*** Stored data

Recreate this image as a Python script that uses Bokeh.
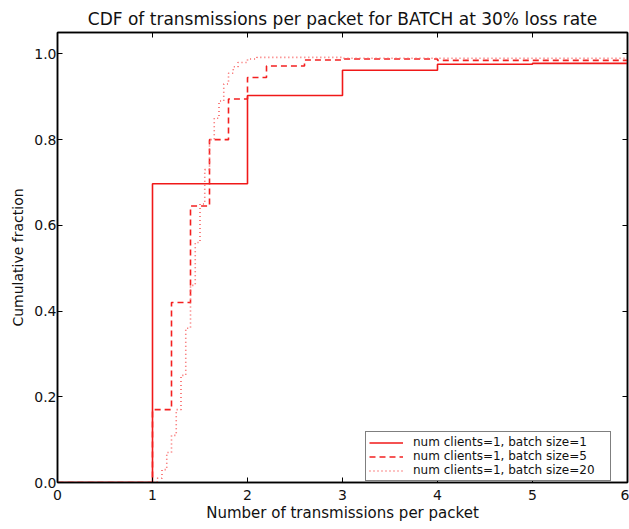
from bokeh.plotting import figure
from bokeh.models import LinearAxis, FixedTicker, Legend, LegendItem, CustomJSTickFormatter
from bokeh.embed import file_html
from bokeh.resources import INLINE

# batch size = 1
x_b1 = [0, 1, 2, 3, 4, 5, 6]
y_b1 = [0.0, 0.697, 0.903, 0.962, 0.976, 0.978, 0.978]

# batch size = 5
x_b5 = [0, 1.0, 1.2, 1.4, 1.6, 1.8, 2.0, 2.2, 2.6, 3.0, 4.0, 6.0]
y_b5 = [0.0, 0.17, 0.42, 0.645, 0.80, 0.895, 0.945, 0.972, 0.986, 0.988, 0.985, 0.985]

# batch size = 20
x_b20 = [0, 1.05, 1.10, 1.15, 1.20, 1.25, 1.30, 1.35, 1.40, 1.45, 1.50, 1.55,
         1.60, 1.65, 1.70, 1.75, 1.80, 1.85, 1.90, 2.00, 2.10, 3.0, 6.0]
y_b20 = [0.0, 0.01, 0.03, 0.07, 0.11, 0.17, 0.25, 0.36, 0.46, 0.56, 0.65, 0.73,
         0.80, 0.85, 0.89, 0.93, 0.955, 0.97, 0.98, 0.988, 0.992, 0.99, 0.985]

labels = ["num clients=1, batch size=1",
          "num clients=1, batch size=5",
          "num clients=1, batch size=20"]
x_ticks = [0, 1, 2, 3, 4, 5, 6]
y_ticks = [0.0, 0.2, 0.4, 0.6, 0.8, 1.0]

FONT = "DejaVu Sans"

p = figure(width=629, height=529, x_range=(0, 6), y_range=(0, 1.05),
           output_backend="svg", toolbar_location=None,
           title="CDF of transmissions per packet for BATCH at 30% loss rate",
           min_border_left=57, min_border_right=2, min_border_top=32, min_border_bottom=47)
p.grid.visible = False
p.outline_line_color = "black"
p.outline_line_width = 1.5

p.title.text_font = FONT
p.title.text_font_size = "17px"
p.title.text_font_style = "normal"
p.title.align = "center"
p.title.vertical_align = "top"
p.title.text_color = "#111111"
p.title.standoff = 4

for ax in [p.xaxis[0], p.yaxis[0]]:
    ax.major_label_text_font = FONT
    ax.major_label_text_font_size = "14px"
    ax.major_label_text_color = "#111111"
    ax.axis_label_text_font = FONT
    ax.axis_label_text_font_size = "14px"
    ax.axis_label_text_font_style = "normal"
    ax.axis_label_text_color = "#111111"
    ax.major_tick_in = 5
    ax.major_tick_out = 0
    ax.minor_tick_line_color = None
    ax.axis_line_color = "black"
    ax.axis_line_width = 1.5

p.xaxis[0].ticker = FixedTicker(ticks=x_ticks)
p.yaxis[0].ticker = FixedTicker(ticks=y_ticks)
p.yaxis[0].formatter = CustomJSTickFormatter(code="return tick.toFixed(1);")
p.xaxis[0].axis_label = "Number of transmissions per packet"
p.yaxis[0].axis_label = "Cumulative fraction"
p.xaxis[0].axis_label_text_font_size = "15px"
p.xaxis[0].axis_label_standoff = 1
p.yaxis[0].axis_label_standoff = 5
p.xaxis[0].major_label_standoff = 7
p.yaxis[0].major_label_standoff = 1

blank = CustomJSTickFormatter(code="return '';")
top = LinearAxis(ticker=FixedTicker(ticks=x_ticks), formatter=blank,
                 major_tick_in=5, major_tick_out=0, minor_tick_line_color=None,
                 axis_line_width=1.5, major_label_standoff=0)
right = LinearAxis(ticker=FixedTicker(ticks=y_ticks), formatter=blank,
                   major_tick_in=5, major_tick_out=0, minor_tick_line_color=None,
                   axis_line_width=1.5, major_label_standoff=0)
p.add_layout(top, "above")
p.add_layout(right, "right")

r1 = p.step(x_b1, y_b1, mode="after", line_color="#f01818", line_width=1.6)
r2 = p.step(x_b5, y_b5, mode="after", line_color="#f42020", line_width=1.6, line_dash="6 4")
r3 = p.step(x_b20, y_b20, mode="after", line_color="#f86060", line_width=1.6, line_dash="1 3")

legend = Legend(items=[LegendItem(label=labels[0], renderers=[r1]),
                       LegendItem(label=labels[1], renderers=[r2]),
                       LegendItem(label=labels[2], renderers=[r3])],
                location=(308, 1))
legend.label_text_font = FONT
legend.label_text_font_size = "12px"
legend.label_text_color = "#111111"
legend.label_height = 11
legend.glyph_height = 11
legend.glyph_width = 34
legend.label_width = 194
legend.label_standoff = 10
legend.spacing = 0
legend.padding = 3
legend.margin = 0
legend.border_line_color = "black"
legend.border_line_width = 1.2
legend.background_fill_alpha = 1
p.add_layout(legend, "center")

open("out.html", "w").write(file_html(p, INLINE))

******

> **Task description**
Write out an exact copy of the listing, first line through the line containing "p.outline_line_width = 1.5", with the pictures left out.

> **Exercise solution**
Recreate this image as a Python script that uses Bokeh.
from bokeh.plotting import figure
from bokeh.models import LinearAxis, FixedTicker, Legend, LegendItem, CustomJSTickFormatter
from bokeh.embed import file_html
from bokeh.resources import INLINE

# batch size = 1
x_b1 = [0, 1, 2, 3, 4, 5, 6]
y_b1 = [0.0, 0.697, 0.903, 0.962, 0.976, 0.978, 0.978]

# batch size = 5
x_b5 = [0, 1.0, 1.2, 1.4, 1.6, 1.8, 2.0, 2.2, 2.6, 3.0, 4.0, 6.0]
y_b5 = [0.0, 0.17, 0.42, 0.645, 0.80, 0.895, 0.945, 0.972, 0.986, 0.988, 0.985, 0.985]

# batch size = 20
x_b20 = [0, 1.05, 1.10, 1.15, 1.20, 1.25, 1.30, 1.35, 1.40, 1.45, 1.50, 1.55,
         1.60, 1.65, 1.70, 1.75, 1.80, 1.85, 1.90, 2.00, 2.10, 3.0, 6.0]
y_b20 = [0.0, 0.01, 0.03, 0.07, 0.11, 0.17, 0.25, 0.36, 0.46, 0.56, 0.65, 0.73,
         0.80, 0.85, 0.89, 0.93, 0.955, 0.97, 0.98, 0.988, 0.992, 0.99, 0.985]

labels = ["num clients=1, batch size=1",
          "num clients=1, batch size=5",
          "num clients=1, batch size=20"]
x_ticks = [0, 1, 2, 3, 4, 5, 6]
y_ticks = [0.0, 0.2, 0.4, 0.6, 0.8, 1.0]

FONT = "DejaVu Sans"

p = figure(width=629, height=529, x_range=(0, 6), y_range=(0, 1.05),
           output_backend="svg", toolbar_location=None,
           title="CDF of transmissions per packet for BATCH at 30% loss rate",
           min_border_left=57, min_border_right=2, min_border_top=32, min_border_bottom=47)
p.grid.visible = False
p.outline_line_color = "black"
p.outline_line_width = 1.5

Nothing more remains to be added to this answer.